**Direction**
Sift the listing for lines that hold the string "this" and pull them out.

******

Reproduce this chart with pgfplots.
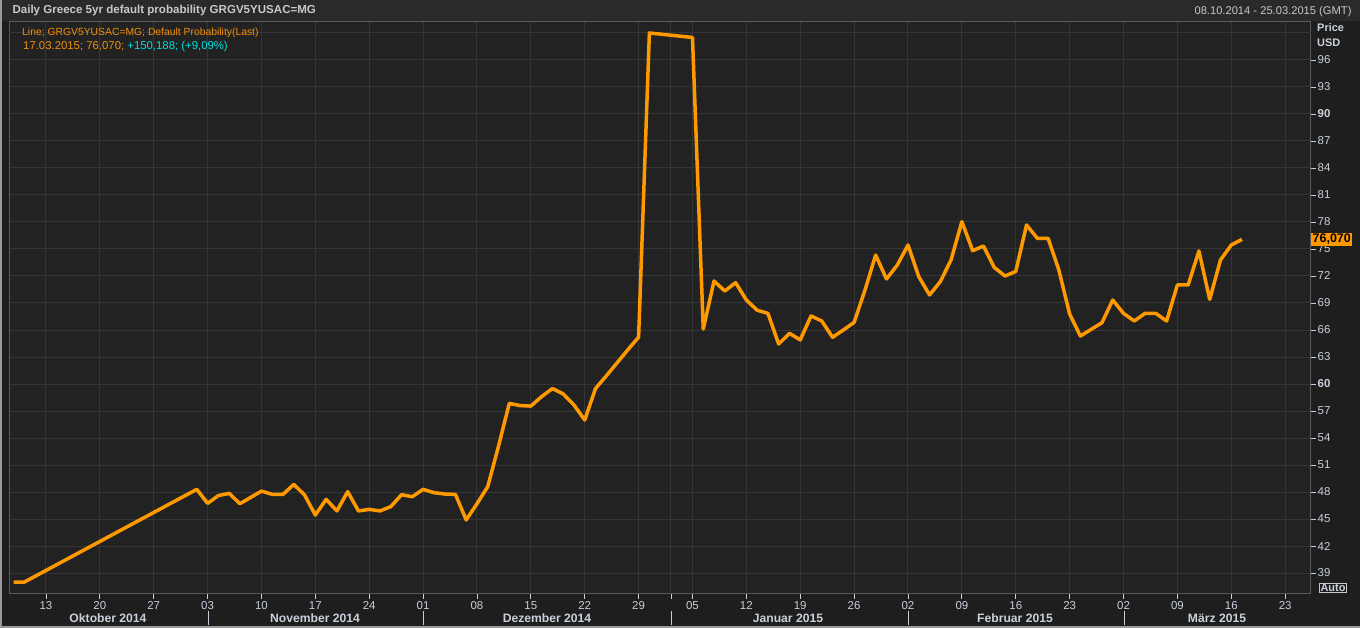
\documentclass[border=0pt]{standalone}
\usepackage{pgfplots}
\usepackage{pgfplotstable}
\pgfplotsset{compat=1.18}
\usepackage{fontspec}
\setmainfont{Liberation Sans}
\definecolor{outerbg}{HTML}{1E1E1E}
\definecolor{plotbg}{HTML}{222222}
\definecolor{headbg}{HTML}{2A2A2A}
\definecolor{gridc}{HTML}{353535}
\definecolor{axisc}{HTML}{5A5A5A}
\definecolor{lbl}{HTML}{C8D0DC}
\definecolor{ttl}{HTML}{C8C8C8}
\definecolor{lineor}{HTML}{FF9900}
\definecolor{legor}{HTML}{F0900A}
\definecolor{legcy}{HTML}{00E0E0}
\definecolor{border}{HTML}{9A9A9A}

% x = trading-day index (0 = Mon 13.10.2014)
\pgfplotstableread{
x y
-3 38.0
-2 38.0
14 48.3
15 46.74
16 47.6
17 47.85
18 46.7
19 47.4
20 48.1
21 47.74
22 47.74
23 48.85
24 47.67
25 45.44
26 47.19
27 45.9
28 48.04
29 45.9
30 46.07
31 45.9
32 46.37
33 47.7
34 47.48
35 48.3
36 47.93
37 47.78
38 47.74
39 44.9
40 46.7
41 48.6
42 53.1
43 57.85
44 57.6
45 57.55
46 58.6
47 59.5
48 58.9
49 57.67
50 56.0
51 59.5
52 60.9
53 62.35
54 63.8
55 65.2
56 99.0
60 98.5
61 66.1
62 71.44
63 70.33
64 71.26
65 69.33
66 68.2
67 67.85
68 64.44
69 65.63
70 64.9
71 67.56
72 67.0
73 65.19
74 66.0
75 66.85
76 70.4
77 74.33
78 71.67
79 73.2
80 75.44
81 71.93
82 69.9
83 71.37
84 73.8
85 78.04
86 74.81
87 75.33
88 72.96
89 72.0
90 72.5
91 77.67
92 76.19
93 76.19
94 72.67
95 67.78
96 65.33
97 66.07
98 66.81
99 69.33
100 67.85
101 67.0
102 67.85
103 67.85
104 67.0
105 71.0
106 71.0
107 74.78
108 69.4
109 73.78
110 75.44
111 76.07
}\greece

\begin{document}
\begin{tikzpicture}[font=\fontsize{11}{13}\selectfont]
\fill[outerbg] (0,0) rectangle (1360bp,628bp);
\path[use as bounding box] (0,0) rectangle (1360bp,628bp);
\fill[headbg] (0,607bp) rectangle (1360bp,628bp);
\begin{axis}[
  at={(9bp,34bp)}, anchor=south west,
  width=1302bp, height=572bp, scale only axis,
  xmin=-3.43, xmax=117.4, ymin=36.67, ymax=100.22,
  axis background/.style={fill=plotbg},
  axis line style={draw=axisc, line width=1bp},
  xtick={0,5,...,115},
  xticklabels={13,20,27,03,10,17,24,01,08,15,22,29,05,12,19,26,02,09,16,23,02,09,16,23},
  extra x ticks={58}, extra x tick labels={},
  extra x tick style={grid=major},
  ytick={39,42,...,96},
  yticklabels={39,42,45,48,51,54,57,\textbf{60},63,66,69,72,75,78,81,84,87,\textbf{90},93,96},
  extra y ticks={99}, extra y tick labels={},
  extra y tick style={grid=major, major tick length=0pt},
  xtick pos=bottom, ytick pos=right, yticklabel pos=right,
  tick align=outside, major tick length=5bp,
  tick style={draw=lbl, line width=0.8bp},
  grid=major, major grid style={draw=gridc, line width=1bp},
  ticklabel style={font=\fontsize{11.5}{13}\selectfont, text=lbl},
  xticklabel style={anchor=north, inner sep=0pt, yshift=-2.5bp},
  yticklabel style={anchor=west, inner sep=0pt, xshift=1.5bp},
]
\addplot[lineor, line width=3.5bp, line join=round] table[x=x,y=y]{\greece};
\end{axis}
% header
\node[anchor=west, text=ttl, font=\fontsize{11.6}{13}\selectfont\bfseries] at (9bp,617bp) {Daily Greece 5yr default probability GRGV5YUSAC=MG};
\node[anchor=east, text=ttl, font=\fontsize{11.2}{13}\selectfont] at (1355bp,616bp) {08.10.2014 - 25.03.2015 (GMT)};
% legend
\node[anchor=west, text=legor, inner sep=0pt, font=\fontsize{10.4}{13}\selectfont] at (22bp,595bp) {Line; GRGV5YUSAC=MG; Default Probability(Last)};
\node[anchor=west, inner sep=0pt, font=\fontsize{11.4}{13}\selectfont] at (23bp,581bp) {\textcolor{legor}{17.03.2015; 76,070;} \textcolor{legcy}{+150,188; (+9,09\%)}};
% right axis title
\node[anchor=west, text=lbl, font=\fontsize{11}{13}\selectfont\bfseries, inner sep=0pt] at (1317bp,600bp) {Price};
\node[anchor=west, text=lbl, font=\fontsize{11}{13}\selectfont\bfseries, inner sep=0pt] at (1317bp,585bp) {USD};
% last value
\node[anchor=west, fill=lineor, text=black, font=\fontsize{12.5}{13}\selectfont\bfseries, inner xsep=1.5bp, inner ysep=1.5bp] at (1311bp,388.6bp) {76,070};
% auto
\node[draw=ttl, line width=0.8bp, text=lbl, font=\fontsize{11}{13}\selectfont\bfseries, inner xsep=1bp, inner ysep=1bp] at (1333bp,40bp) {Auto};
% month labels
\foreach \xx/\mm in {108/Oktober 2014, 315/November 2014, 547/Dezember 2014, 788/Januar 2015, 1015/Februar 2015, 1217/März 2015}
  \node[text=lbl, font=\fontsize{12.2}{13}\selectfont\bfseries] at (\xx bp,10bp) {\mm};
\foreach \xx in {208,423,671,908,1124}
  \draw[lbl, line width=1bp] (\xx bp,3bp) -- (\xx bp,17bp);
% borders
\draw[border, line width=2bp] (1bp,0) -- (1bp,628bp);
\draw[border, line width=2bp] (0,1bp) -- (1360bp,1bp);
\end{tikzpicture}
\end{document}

******

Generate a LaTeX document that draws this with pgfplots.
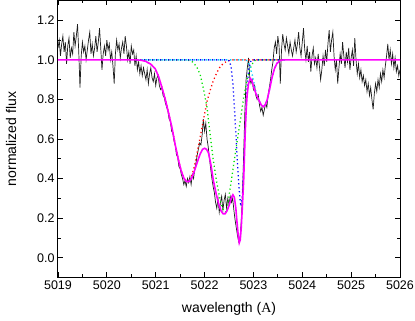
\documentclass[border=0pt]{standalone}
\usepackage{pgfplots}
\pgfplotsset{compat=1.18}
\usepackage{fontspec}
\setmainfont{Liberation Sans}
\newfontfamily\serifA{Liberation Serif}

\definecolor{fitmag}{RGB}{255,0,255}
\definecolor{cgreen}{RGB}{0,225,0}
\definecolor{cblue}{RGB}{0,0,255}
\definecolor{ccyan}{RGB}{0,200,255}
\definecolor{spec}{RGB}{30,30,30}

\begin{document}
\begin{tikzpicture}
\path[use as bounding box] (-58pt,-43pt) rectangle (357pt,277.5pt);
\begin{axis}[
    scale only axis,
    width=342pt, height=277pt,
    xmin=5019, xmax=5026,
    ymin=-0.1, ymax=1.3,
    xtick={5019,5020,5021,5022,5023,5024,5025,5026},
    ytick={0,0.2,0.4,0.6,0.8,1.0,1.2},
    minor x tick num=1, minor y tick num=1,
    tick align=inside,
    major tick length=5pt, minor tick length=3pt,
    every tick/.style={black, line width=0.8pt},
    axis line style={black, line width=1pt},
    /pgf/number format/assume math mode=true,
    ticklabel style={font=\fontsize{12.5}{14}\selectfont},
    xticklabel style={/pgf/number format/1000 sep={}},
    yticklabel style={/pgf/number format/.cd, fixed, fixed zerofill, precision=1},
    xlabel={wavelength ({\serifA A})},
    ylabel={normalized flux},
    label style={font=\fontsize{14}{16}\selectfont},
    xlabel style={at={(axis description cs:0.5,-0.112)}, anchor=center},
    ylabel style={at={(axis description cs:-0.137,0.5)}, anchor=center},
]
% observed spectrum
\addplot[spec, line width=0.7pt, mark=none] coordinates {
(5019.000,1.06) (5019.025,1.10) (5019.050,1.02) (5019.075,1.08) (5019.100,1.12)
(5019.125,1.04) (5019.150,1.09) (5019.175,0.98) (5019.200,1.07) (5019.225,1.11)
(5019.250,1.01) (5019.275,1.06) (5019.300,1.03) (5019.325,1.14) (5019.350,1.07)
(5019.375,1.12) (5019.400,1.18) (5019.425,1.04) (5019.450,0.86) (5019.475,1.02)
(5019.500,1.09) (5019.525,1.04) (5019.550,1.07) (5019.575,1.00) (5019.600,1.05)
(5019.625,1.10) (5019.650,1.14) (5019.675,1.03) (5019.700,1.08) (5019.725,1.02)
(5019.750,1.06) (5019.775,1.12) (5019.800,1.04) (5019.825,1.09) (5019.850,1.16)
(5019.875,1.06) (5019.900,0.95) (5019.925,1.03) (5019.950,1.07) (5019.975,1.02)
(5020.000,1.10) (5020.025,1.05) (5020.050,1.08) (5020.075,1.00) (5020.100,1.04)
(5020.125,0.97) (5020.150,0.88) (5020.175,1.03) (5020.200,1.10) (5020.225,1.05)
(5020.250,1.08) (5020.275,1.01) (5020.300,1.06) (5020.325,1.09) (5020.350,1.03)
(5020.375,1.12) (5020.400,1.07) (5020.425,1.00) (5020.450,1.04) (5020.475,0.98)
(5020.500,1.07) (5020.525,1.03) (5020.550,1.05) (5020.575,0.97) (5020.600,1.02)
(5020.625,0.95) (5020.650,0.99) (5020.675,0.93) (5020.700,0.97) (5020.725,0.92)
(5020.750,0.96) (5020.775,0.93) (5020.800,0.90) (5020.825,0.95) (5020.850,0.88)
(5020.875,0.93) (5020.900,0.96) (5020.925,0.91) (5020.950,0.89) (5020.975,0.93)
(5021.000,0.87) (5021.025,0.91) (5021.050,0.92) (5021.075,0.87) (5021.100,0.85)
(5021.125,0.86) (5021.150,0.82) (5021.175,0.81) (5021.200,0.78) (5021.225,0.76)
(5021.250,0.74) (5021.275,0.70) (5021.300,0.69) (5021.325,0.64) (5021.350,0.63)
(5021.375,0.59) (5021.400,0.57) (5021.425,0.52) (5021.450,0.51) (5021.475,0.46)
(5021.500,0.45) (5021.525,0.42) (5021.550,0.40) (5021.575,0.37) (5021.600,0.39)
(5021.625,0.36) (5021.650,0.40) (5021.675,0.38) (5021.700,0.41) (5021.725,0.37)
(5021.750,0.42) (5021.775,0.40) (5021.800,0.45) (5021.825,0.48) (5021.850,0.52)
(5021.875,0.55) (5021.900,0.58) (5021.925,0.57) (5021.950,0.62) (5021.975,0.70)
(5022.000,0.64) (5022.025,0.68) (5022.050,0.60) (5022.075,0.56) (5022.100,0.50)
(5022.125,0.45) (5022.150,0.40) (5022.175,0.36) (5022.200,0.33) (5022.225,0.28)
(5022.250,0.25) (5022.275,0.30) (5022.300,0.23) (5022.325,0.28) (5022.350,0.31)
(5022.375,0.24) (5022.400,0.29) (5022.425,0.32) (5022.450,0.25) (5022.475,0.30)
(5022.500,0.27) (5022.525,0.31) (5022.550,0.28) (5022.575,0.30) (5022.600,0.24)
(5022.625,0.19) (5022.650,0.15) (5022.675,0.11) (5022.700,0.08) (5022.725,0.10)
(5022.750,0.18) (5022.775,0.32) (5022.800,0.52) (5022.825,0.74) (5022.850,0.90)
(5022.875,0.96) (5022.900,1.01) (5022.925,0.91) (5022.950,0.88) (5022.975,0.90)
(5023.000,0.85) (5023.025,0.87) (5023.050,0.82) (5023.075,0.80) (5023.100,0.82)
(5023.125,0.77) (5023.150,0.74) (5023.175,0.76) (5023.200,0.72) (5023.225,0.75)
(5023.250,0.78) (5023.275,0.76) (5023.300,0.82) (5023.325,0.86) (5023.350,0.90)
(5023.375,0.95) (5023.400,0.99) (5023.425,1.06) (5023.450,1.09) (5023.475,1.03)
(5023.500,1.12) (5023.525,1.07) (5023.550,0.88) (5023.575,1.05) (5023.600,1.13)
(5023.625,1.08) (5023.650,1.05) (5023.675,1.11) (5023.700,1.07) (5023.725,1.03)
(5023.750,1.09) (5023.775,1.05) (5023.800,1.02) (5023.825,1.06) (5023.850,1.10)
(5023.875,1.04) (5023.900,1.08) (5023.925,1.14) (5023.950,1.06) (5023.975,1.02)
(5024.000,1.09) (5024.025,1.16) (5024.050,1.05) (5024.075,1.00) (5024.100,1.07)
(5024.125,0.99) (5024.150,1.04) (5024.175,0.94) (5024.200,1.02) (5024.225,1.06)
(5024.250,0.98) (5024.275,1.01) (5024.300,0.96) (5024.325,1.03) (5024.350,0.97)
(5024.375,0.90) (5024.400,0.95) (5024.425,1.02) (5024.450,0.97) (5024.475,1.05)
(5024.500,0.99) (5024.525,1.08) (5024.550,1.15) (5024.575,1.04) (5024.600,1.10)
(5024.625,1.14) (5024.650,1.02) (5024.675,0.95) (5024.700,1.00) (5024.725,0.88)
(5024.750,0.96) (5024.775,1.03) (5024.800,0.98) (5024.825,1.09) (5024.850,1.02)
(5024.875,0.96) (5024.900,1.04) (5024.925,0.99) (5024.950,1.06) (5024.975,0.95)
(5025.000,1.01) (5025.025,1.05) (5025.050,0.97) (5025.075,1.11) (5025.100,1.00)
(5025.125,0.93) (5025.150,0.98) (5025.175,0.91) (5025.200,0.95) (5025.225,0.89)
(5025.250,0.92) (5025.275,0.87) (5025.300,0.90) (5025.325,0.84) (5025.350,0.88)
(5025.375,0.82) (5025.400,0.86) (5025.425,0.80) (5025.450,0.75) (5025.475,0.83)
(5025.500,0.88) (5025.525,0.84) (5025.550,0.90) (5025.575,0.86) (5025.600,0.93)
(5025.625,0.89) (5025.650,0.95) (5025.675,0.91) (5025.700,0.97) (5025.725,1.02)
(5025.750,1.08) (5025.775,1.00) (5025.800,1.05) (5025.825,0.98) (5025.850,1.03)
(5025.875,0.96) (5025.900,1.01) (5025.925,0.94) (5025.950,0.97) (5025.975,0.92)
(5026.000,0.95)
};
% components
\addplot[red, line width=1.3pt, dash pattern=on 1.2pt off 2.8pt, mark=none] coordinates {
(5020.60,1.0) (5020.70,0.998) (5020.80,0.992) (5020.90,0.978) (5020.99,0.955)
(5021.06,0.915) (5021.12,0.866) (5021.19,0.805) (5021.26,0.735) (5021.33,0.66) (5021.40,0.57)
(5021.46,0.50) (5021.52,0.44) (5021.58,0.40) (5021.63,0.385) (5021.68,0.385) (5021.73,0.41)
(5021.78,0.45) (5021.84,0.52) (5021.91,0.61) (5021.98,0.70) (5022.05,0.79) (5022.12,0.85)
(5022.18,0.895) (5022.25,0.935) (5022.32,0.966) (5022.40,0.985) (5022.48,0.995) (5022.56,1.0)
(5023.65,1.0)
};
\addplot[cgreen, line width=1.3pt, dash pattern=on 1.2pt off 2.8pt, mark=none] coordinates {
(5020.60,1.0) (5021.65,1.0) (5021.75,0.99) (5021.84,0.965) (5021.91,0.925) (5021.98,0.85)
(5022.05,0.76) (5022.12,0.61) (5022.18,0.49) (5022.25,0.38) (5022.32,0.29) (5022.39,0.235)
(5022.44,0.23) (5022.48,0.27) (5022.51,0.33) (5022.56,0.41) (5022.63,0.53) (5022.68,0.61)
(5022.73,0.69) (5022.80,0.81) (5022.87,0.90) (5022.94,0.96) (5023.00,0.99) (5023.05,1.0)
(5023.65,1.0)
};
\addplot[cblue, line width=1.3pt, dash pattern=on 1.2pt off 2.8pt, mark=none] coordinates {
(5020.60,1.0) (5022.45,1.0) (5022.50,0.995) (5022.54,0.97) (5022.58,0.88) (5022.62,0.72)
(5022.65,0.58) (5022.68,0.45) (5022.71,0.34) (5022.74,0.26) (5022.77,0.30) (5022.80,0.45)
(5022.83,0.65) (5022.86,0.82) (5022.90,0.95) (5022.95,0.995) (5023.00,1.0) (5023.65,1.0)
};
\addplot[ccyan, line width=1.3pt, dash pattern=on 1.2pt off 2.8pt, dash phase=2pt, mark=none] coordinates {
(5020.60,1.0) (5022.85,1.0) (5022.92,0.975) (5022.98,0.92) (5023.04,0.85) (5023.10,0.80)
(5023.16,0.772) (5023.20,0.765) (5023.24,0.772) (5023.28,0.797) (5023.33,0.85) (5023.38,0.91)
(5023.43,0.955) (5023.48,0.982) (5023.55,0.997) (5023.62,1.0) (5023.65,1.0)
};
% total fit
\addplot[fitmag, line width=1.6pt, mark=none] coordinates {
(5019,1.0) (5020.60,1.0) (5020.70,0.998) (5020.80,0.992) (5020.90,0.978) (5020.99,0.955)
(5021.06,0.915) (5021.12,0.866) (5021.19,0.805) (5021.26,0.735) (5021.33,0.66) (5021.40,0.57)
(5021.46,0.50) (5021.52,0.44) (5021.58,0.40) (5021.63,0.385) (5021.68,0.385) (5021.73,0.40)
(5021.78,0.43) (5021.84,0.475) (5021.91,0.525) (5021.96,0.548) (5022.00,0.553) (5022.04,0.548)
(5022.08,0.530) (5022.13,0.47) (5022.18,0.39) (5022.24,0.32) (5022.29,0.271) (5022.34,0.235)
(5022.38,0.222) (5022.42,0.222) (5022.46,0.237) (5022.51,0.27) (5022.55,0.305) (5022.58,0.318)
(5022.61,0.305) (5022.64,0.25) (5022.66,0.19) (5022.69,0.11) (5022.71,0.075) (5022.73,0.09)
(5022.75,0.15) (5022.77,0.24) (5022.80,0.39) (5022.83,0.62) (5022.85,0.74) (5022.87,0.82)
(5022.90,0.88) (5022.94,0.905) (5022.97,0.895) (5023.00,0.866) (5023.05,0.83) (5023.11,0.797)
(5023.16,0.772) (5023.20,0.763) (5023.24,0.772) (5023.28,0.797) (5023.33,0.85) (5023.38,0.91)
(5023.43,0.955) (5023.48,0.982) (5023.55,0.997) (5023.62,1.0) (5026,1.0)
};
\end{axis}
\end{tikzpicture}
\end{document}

******

**Response to the task**
Reproduce this chart with pgfplots.
Generate a LaTeX document that draws this with pgfplots.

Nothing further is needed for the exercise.